The European Council has agreed its negotiating mandate for the European Commission in the next round of Brexit negotiations, which is expected to focus on transitional arrangements in the period immediately after the UK's departure. This followed a speech last week by David Davis, Secretary of State for Exiting the European Union, and an open letter to business, both of which also concentrated on the transition. Many businesses have been calling for greater clarity on transition as a matter of urgency – so it is a welcome development that the Brexit negotiators are now moving on to this key area. But here are 3 key points to bear in mind when considering the impact of transitional arrangements on your Brexit planning:
1. Don't assume that nothing will change during transition
In terms of trading arrangements between the UK and the EU, both sides appear to be aiming for a transition which, as far as possible, maintains the status quo. However, as the first draft of the EU's negotiating guidelines pointed out, "as from the date of its withdrawal from the Union, the United Kingdom will no longer benefit from agreements concluded by the Union…" This was a reference to numerous arrangements between the EU and third countries, on matters ranging from air transport to trade (some estimates put the number of such agreements at over 700).

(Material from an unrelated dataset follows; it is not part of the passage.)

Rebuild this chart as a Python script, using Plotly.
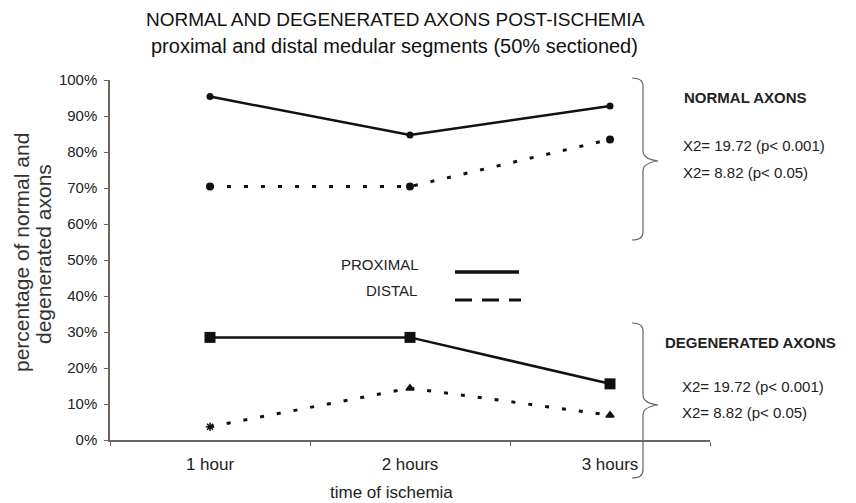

In the final version of the mandate, this rather stark language has been toned down; the document states that during transition, the UK should "remain bound" by such agreements, but will "no longer participate in any bodies set up by those agreements." The fact remains, however, that unless third countries are prepared to "roll over" these agreements into the transition period, the UK will stand to lose the benefit of them. In the context of a trade agreement, this would mean reversion to WTO terms for trade between the UK and the relevant third country. As David Davis observed in his speech, it will be in the interests of most third countries to allow these arrangements to continue. However, there may be a minority of cases where difficulties arise e.g. because the third country sees an opportunity to extract a concession from the UK. Businesses should not therefore assume that 100% of the arrangements with third countries will necessarily be preserved during the transition. For example, a company which relies on goods imported from countries with which the EU has a free trade agreement may wish to consider how it would respond to price rises resulting from a reversion to WTO tariffs.
2. Don't assume transition will allow adequate time to prepare
The transition period is intended to give governments and business sufficient time to prepare for the UK moving away from its current arrangements with the EU. However, both sides are talking in terms of a transition period of about 2 years or less (21 months in the case of the EU). In our view, this is not likely to be long enough to allow adequate preparations for an "orderly" Brexit. First of all, it is unlikely that the detail of future arrangements with the EU will have been agreed by the time of the UK's exit date; as a result, neither business nor government will know exactly what it is preparing for until well into the transition period. Secondly, unless the UK's future relationship with the EU ends up being a very close one indeed, significant preparatory work will be required, much of which is likely to take longer than 2 years; for example, the infrastructure required to manage the imposition of customs controls between the UK and the EU would be very difficult to deliver within such a tight timeframe. Unfortunately, it may be that 2020-2021 is the timeframe which will emerge from the talks, because this is easier for both sides to agree politically – and business will just have to hope that an extension can be agreed if/when it becomes clear that this is not long enough.
3. Don't assume that transition is inevitable
Whilst both sides recognise the need for a transition and appear to be aiming for similar "standstill" arrangements, there are several potential flashpoints. In the UK, many pro-Brexit politicians have expressed concerns about the UK effectively becoming a "vassal state" because, if it accepts the EU's terms, it will no longer have a say on new EU laws which it would be forced to adopt during the transition. In response, the UK government is reported to be seeking a "good faith" obligation designed to prevent the EU adopting new rules which would damage the UK (but this may not be acceptable to the EU). It is also likely to emphasise that during the transition, the UK expects to be able to negotiate and potentially even sign new trade agreements with other countries - although it is unlikely to be allowed to implement them until after the end of the transition period, unless specifically authorised to do so by the EU.
Another potential flashpoint concerns citizens' rights. The final EU negotiating mandate calls for the citizens' rights part of the withdrawal agreement (agreed as part of the Phase 1 negotiations) to apply from the end of the transition, rather than from March 2019. This language was not in the first draft and may prove difficult for the UK to accept, given its objective of securing greater control over immigration from the EU.
Finally, even if agreement in principle can be reached on transitional arrangements by March of this year, this will only be a non-binding, political agreement. As both sides have adopted the mantra "nothing is agreed until everything agreed", this means any agreement on transition could unravel if subsequent talks on other aspects of the withdrawal agreement are unsuccessful.